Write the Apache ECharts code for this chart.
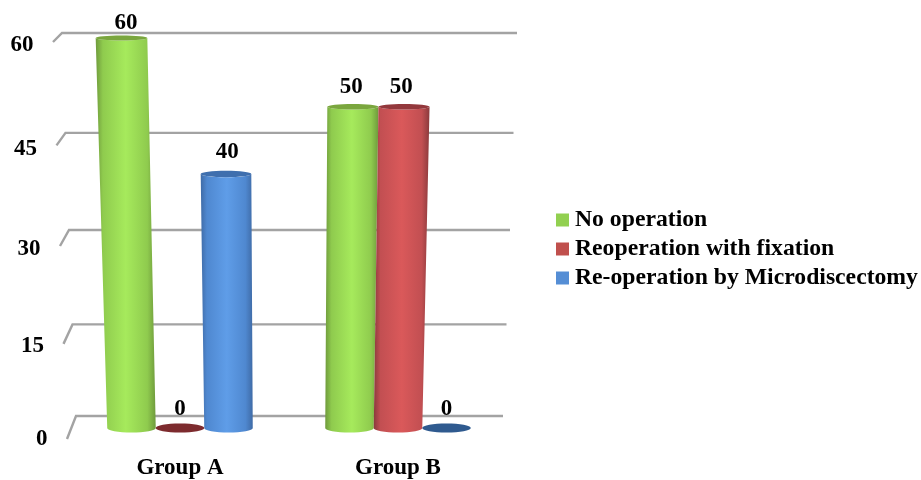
<!DOCTYPE html>
<html>
<head>
<meta charset="utf-8">
<style>html,body{margin:0;padding:0;background:#fff}#chart{width:921px;height:480px}</style>
<script src="https://cdn.jsdelivr.net/npm/echarts@6/dist/echarts.min.js"></script>
</head>
<body>
<div id="chart"></div>
<script>
const categories = ['Group A', 'Group B'];
const yTicks = [0, 15, 30, 45, 60];
const noOperation = [60, 50];
const reoperationFixation = [0, 50];
const reoperationMicro = [40, 0];

const FONT = '"Liberation Serif","Times New Roman",serif';
const GRID = { left: 71, width: 436, top: 33, height: 383 };
const VANISH_X = 286.5;

// Slight 3D view: the floor sits in front of the back wall and heights bow with the camera tilt.
function heightShare(api, value) {
  return (GRID.top + GRID.height - api.coord([0, value])[1]) / GRID.height;
}
const wallY = t => 416 - 383 * t + 22 * t * (1 - t);
const frontY = t => 428 - 390 * t + 27 * t * (1 - t);
const tickLabelY = t => 439 - 394 * t + 28 * t * (1 - t);
const valueLabelY = t => 409 - 386 * t;
const spread = (x, t, s) => VANISH_X + (x - VANISH_X) * (1 + s * t);

function cylinderSeries(name, values, slot, palette) {
  return {
    type: 'custom',
    name,
    itemStyle: { color: palette.legend },
    encode: { x: 0, y: 1 },
    data: values.map((v, i) => [i, v]),
    z: 3,
    renderItem(params, api) {
      const cat = api.value(0);
      const val = api.value(1);
      const t = heightShare(api, val);
      const band = api.size([1, 0])[0];
      const step = band * 0.2225;
      const xBase = api.coord([cat, 0])[0] + slot * step;
      const xTop = spread(xBase, t, 0.0645);
      const rBase = step / 2;
      const rTop = rBase * (1 + 0.0645 * t);
      const yBase = frontY(0);
      const yTop = frontY(t);
      const ryBase = 4.5;
      const ryTop = 4.5 - 2 * t;
      const text = {
        type: 'text',
        z2: 10,
        style: {
          text: String(val),
          x: spread(xBase, t, 0.035),
          y: valueLabelY(t),
          align: 'center',
          verticalAlign: 'middle',
          font: 'bold 23px ' + FONT,
          fill: '#000'
        }
      };
      if (val === 0) {
        return {
          type: 'group',
          children: [
            { type: 'ellipse', shape: { cx: xBase, cy: yBase, rx: rBase, ry: ryBase }, style: { fill: palette.flat } },
            text
          ]
        };
      }
      const d = [
        'M', xTop - rTop, yTop,
        'L', xBase - rBase, yBase,
        'A', rBase, ryBase, 0, 0, 0, xBase + rBase, yBase,
        'L', xTop + rTop, yTop,
        'A', rTop, ryTop, 0, 0, 1, xTop - rTop, yTop,
        'Z'
      ].join(' ');
      return {
        type: 'group',
        children: [
          {
            type: 'path',
            shape: { pathData: d },
            style: {
              fill: new echarts.graphic.LinearGradient(0, 0, 1, 0, [
                { offset: 0, color: palette.edge },
                { offset: 0.12, color: palette.mid },
                { offset: 0.5, color: palette.light },
                { offset: 0.86, color: palette.mid },
                { offset: 1, color: palette.edge }
              ])
            }
          },
          { type: 'ellipse', shape: { cx: xTop, cy: yTop, rx: rTop, ry: ryTop }, style: { fill: palette.cap } },
          text
        ]
      };
    }
  };
}

const option = {
  animation: false,
  backgroundColor: '#fff',
  grid: { left: GRID.left, width: GRID.width, top: GRID.top, height: GRID.height },
  xAxis: {
    type: 'category',
    data: categories,
    axisLine: { show: false },
    axisTick: { show: false },
    splitLine: { show: false },
    axisLabel: { margin: 41, fontFamily: FONT, fontWeight: 'bold', fontSize: 23, color: '#000' }
  },
  yAxis: { type: 'value', min: 0, max: 60, interval: 15, show: false },
  legend: {
    orient: 'vertical',
    left: 551,
    top: 203,
    itemWidth: 13,
    itemHeight: 13,
    itemGap: 5,
    icon: 'rect',
    data: ['No operation', 'Reoperation with fixation', 'Re-operation by Microdiscectomy'],
    selectedMode: false,
    textStyle: { fontFamily: FONT, fontWeight: 'bold', fontSize: 23.7, color: '#000', padding: [0, 0, 0, 1], lineHeight: 24 }
  },
  series: [
    // Back wall rules with the short diagonal stub at their left end.
    {
      type: 'custom',
      name: 'wall',
      silent: true,
      z: 1,
      data: yTicks.map(v => [0, v]),
      encode: { x: 0, y: 1 },
      renderItem(params, api) {
        const t = heightShare(api, api.value(1));
        const y = wallY(t);
        const left = 76 - 14 * t;
        const right = 503 + 14 * t;
        return {
          type: 'polyline',
          shape: { points: [[left - 9, y + 23 - 14 * t], [left, y], [right, y]] },
          style: { stroke: '#a3a3a3', lineWidth: 2.4, fill: null }
        };
      }
    },
    // Tick numbers drift left as they climb, following the wall stubs.
    {
      type: 'custom',
      name: 'ticks',
      silent: true,
      z: 2,
      data: yTicks.map(v => [0, v]),
      encode: { x: 0, y: 1 },
      renderItem(params, api) {
        const val = api.value(1);
        const t = heightShare(api, val);
        return {
          type: 'text',
          style: {
            text: String(val),
            x: 47.5 - 14 * t,
            y: tickLabelY(t),
            align: 'right',
            verticalAlign: 'middle',
            font: 'bold 23px ' + FONT,
            fill: '#000'
          }
        };
      }
    },
    cylinderSeries('No operation', noOperation, -1, {
      legend: '#92d050', edge: '#6f9a3c', mid: '#8fcb4e', light: '#a6ea5c', cap: '#7aa63e', flat: '#6f9a3c'
    }),
    cylinderSeries('Reoperation with fixation', reoperationFixation, 0, {
      legend: '#c0504d', edge: '#8a3a3c', mid: '#c24f52', light: '#da595a', cap: '#93383c', flat: '#7d2b2e'
    }),
    cylinderSeries('Re-operation by Microdiscectomy', reoperationMicro, 1, {
      legend: '#558ed5', edge: '#3f6ba6', mid: '#4f88d0', light: '#5f9de8', cap: '#3f6fae', flat: '#2f5a8f'
    })
  ]
};

const chart = echarts.init(document.getElementById('chart'), null, { renderer: 'canvas' });
chart.setOption(option);
</script>
</body>
</html>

※

Return to the listing above and set it down exactly, leaving out its pictures.

Write the Apache ECharts code for this chart.
<!DOCTYPE html>
<html>
<head>
<meta charset="utf-8">
<style>html,body{margin:0;padding:0;background:#fff}#chart{width:921px;height:480px}</style>
<script src="https://cdn.jsdelivr.net/npm/echarts@6/dist/echarts.min.js"></script>
</head>
<body>
<div id="chart"></div>
<script>
const categories = ['Group A', 'Group B'];
const yTicks = [0, 15, 30, 45, 60];
const noOperation = [60, 50];
const reoperationFixation = [0, 50];
const reoperationMicro = [40, 0];

const FONT = '"Liberation Serif","Times New Roman",serif';
const GRID = { left: 71, width: 436, top: 33, height: 383 };
const VANISH_X = 286.5;

// Slight 3D view: the floor sits in front of the back wall and heights bow with the camera tilt.
function heightShare(api, value) {
  return (GRID.top + GRID.height - api.coord([0, value])[1]) / GRID.height;
}
const wallY = t => 416 - 383 * t + 22 * t * (1 - t);
const frontY = t => 428 - 390 * t + 27 * t * (1 - t);
const tickLabelY = t => 439 - 394 * t + 28 * t * (1 - t);
const valueLabelY = t => 409 - 386 * t;
const spread = (x, t, s) => VANISH_X + (x - VANISH_X) * (1 + s * t);

function cylinderSeries(name, values, slot, palette) {
  return {
    type: 'custom',
    name,
    itemStyle: { color: palette.legend },
    encode: { x: 0, y: 1 },
    data: values.map((v, i) => [i, v]),
    z: 3,
    renderItem(params, api) {
      const cat = api.value(0);
      const val = api.value(1);
      const t = heightShare(api, val);
      const band = api.size([1, 0])[0];
      const step = band * 0.2225;
      const xBase = api.coord([cat, 0])[0] + slot * step;
      const xTop = spread(xBase, t, 0.0645);
      const rBase = step / 2;
      const rTop = rBase * (1 + 0.0645 * t);
      const yBase = frontY(0);
      const yTop = frontY(t);
      const ryBase = 4.5;
      const ryTop = 4.5 - 2 * t;
      const text = {
        type: 'text',
        z2: 10,
        style: {
          text: String(val),
          x: spread(xBase, t, 0.035),
          y: valueLabelY(t),
          align: 'center',
          verticalAlign: 'middle',
          font: 'bold 23px ' + FONT,
          fill: '#000'
        }
      };
      if (val === 0) {
        return {
          type: 'group',
          children: [
            { type: 'ellipse', shape: { cx: xBase, cy: yBase, rx: rBase, ry: ryBase }, style: { fill: palette.flat } },
            text
          ]
        };
      }
      const d = [
        'M', xTop - rTop, yTop,
        'L', xBase - rBase, yBase,
        'A', rBase, ryBase, 0, 0, 0, xBase + rBase, yBase,
        'L', xTop + rTop, yTop,
        'A', rTop, ryTop, 0, 0, 1, xTop - rTop, yTop,
        'Z'
      ].join(' ');
      return {
        type: 'group',
        children: [
          {
            type: 'path',
            shape: { pathData: d },
            style: {
              fill: new echarts.graphic.LinearGradient(0, 0, 1, 0, [
                { offset: 0, color: palette.edge },
                { offset: 0.12, color: palette.mid },
                { offset: 0.5, color: palette.light },
                { offset: 0.86, color: palette.mid },
                { offset: 1, color: palette.edge }
              ])
            }
          },
          { type: 'ellipse', shape: { cx: xTop, cy: yTop, rx: rTop, ry: ryTop }, style: { fill: palette.cap } },
          text
        ]
      };
    }
  };
}

const option = {
  animation: false,
  backgroundColor: '#fff',
  grid: { left: GRID.left, width: GRID.width, top: GRID.top, height: GRID.height },
  xAxis: {
    type: 'category',
    data: categories,
    axisLine: { show: false },
    axisTick: { show: false },
    splitLine: { show: false },
    axisLabel: { margin: 41, fontFamily: FONT, fontWeight: 'bold', fontSize: 23, color: '#000' }
  },
  yAxis: { type: 'value', min: 0, max: 60, interval: 15, show: false },
  legend: {
    orient: 'vertical',
    left: 551,
    top: 203,
    itemWidth: 13,
    itemHeight: 13,
    itemGap: 5,
    icon: 'rect',
    data: ['No operation', 'Reoperation with fixation', 'Re-operation by Microdiscectomy'],
    selectedMode: false,
    textStyle: { fontFamily: FONT, fontWeight: 'bold', fontSize: 23.7, color: '#000', padding: [0, 0, 0, 1], lineHeight: 24 }
  },
  series: [
    // Back wall rules with the short diagonal stub at their left end.
    {
      type: 'custom',
      name: 'wall',
      silent: true,
      z: 1,
      data: yTicks.map(v => [0, v]),
      encode: { x: 0, y: 1 },
      renderItem(params, api) {
        const t = heightShare(api, api.value(1));
        const y = wallY(t);
        const left = 76 - 14 * t;
        const right = 503 + 14 * t;
        return {
          type: 'polyline',
          shape: { points: [[left - 9, y + 23 - 14 * t], [left, y], [right, y]] },
          style: { stroke: '#a3a3a3', lineWidth: 2.4, fill: null }
        };
      }
    },
    // Tick numbers drift left as they climb, following the wall stubs.
    {
      type: 'custom',
      name: 'ticks',
      silent: true,
      z: 2,
      data: yTicks.map(v => [0, v]),
      encode: { x: 0, y: 1 },
      renderItem(params, api) {
        const val = api.value(1);
        const t = heightShare(api, val);
        return {
          type: 'text',
          style: {
            text: String(val),
            x: 47.5 - 14 * t,
            y: tickLabelY(t),
            align: 'right',
            verticalAlign: 'middle',
            font: 'bold 23px ' + FONT,
            fill: '#000'
          }
        };
      }
    },
    cylinderSeries('No operation', noOperation, -1, {
      legend: '#92d050', edge: '#6f9a3c', mid: '#8fcb4e', light: '#a6ea5c', cap: '#7aa63e', flat: '#6f9a3c'
    }),
    cylinderSeries('Reoperation with fixation', reoperationFixation, 0, {
      legend: '#c0504d', edge: '#8a3a3c', mid: '#c24f52', light: '#da595a', cap: '#93383c', flat: '#7d2b2e'
    }),
    cylinderSeries('Re-operation by Microdiscectomy', reoperationMicro, 1, {
      legend: '#558ed5', edge: '#3f6ba6', mid: '#4f88d0', light: '#5f9de8', cap: '#3f6fae', flat: '#2f5a8f'
    })
  ]
};

const chart = echarts.init(document.getElementById('chart'), null, { renderer: 'canvas' });
chart.setOption(option);
</script>
</body>
</html>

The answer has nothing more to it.